Render the material again word for word, skipping the pictures in it.

Figure scripts
_ _ _ _ _ _ _
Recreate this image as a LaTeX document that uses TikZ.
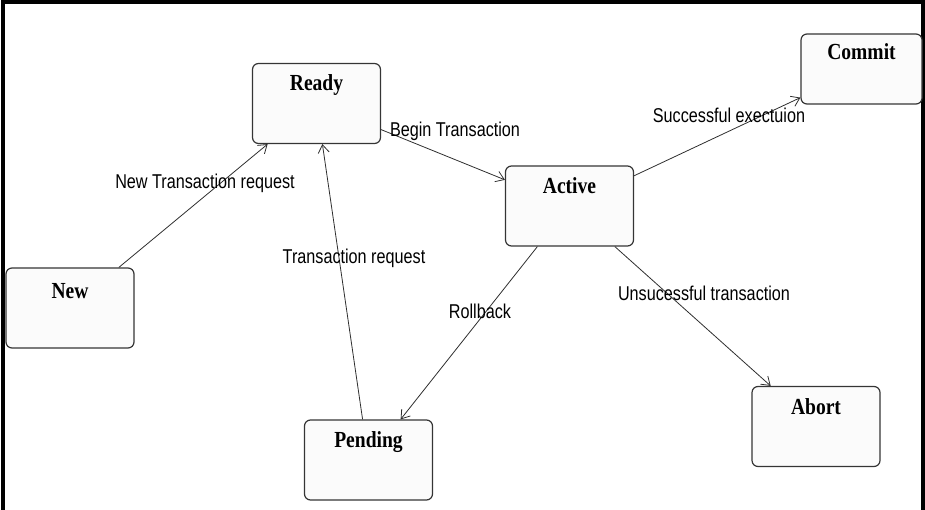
\documentclass[tikz,border=0pt]{standalone}
\usepackage{fontspec}
\usepackage{xcolor}
\usetikzlibrary{arrows.meta, positioning, calc}

\newfontfamily\statefont[FakeStretch=0.85]{Liberation Serif}
\newfontfamily\edgefont[FakeStretch=0.81]{Liberation Sans}

\definecolor{boxline}{HTML}{353535}
\definecolor{boxfill}{HTML}{FBFBFB}
\definecolor{wire}{HTML}{2E2E2E}

\begin{document}
\begin{tikzpicture}[x=1pt, y=-1pt,
    stbox/.style={rectangle, rounded corners=6pt, draw=boxline, fill=boxfill, line width=1.2pt,
        minimum width=128pt, minimum height=80pt, inner sep=0pt},
    sttitle/.style={anchor=base, inner sep=0pt, font=\statefont\bfseries\fontsize{23}{25}\selectfont},
    trans/.style={draw=wire, line width=0.8pt, -{Straight Barb[length=8pt, width=11pt]}},
    tlabel/.style={inner sep=0pt, font=\edgefont\fontsize{20}{23}\selectfont}]
    \useasboundingbox (0,0) rectangle (925,510);

    % frame (open at the bottom)
    \draw[line width=4pt] (2.5,512) -- (2.5,2) -- (922.5,2) -- (922.5,512);

    % states
    \node[stbox] (new) at (70,308) {};
    \node[stbox] (ready) at (316.5,103.5) {};
    \node[stbox] (active) at (569.5,206) {};
    \node[stbox] (pending) at (368.5,460) {};
    \node[stbox] (abort) at (816,426.5) {};
    \node[stbox, minimum width=121pt, minimum height=70pt] (commit) at (861.5,69) {};

    \node[sttitle] (newt) at ([yshift=-31pt]new.north) {New};
    \node[sttitle] (readyt) at ([yshift=-28pt]ready.north) {Ready};
    \node[sttitle] (activet) at ([yshift=-28pt]active.north) {Active};
    \node[sttitle] (pendingt) at ([yshift=-28pt]pending.north) {Pending};
    \node[sttitle] (abortt) at ([yshift=-29pt]abort.north) {Abort};
    \node[sttitle] (committ) at ([yshift=-26pt]commit.north) {Commit};

    % transitions
    \draw[trans] (new) -- (ready);
    \draw[trans] (pending) -- (ready);
    \draw[trans] (ready) -- (active);
    \draw[trans] (active) -- (commit);
    \draw[trans] (active) -- (pending);
    \draw[trans] (active) -- (abort);

    % transition labels
    \node[tlabel] (lnew) at (205,183) {New Transaction request};
    \node[tlabel] (lreq) at (354,258) {Transaction request};
    \node[tlabel] (lbegin) at (455,131) {Begin Transaction};
    \node[tlabel] (lsucc) at (729,115) {Successful exectuion};
    \node[tlabel] (lroll) at (480,311) {Rollback};
    \node[tlabel] (lfail) at (704,293) {Unsucessful transaction};
\end{tikzpicture}
\end{document}
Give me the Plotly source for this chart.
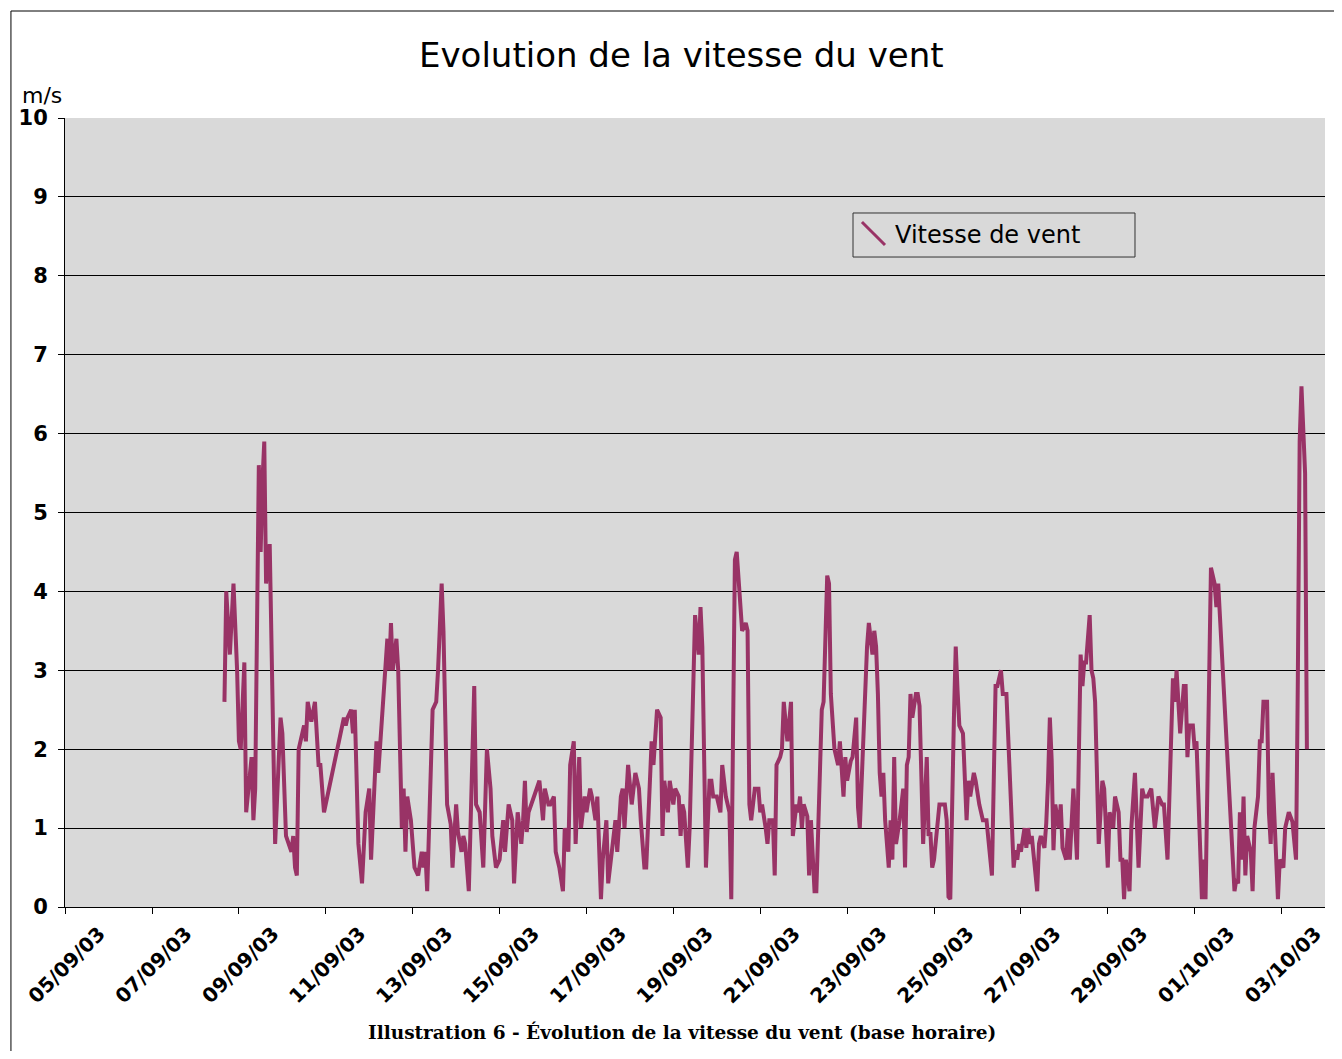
_ _ _ _ _ _ _
_Written response_.
Recreate this image as a LaTeX document that uses TikZ.
\documentclass[tikz,border=0pt]{standalone}
\usepackage{fontspec}
\usepackage{xcolor}
\usetikzlibrary{arrows.meta, positioning, calc}

\newfontfamily\statefont[FakeStretch=0.85]{Liberation Serif}
\newfontfamily\edgefont[FakeStretch=0.81]{Liberation Sans}

\definecolor{boxline}{HTML}{353535}
\definecolor{boxfill}{HTML}{FBFBFB}
\definecolor{wire}{HTML}{2E2E2E}

\begin{document}
\begin{tikzpicture}[x=1pt, y=-1pt,
    stbox/.style={rectangle, rounded corners=6pt, draw=boxline, fill=boxfill, line width=1.2pt,
        minimum width=128pt, minimum height=80pt, inner sep=0pt},
    sttitle/.style={anchor=base, inner sep=0pt, font=\statefont\bfseries\fontsize{23}{25}\selectfont},
    trans/.style={draw=wire, line width=0.8pt, -{Straight Barb[length=8pt, width=11pt]}},
    tlabel/.style={inner sep=0pt, font=\edgefont\fontsize{20}{23}\selectfont}]
    \useasboundingbox (0,0) rectangle (925,510);

    % frame (open at the bottom)
    \draw[line width=4pt] (2.5,512) -- (2.5,2) -- (922.5,2) -- (922.5,512);

    % states
    \node[stbox] (new) at (70,308) {};
    \node[stbox] (ready) at (316.5,103.5) {};
    \node[stbox] (active) at (569.5,206) {};
    \node[stbox] (pending) at (368.5,460) {};
    \node[stbox] (abort) at (816,426.5) {};
    \node[stbox, minimum width=121pt, minimum height=70pt] (commit) at (861.5,69) {};

    \node[sttitle] (newt) at ([yshift=-31pt]new.north) {New};
    \node[sttitle] (readyt) at ([yshift=-28pt]ready.north) {Ready};
    \node[sttitle] (activet) at ([yshift=-28pt]active.north) {Active};
    \node[sttitle] (pendingt) at ([yshift=-28pt]pending.north) {Pending};
    \node[sttitle] (abortt) at ([yshift=-29pt]abort.north) {Abort};
    \node[sttitle] (committ) at ([yshift=-26pt]commit.north) {Commit};

    % transitions
    \draw[trans] (new) -- (ready);
    \draw[trans] (pending) -- (ready);
    \draw[trans] (ready) -- (active);
    \draw[trans] (active) -- (commit);
    \draw[trans] (active) -- (pending);
    \draw[trans] (active) -- (abort);

    % transition labels
    \node[tlabel] (lnew) at (205,183) {New Transaction request};
    \node[tlabel] (lreq) at (354,258) {Transaction request};
    \node[tlabel] (lbegin) at (455,131) {Begin Transaction};
    \node[tlabel] (lsucc) at (729,115) {Successful exectuion};
    \node[tlabel] (lroll) at (480,311) {Rollback};
    \node[tlabel] (lfail) at (704,293) {Unsucessful transaction};
\end{tikzpicture}
\end{document}
Give me the Plotly source for this chart.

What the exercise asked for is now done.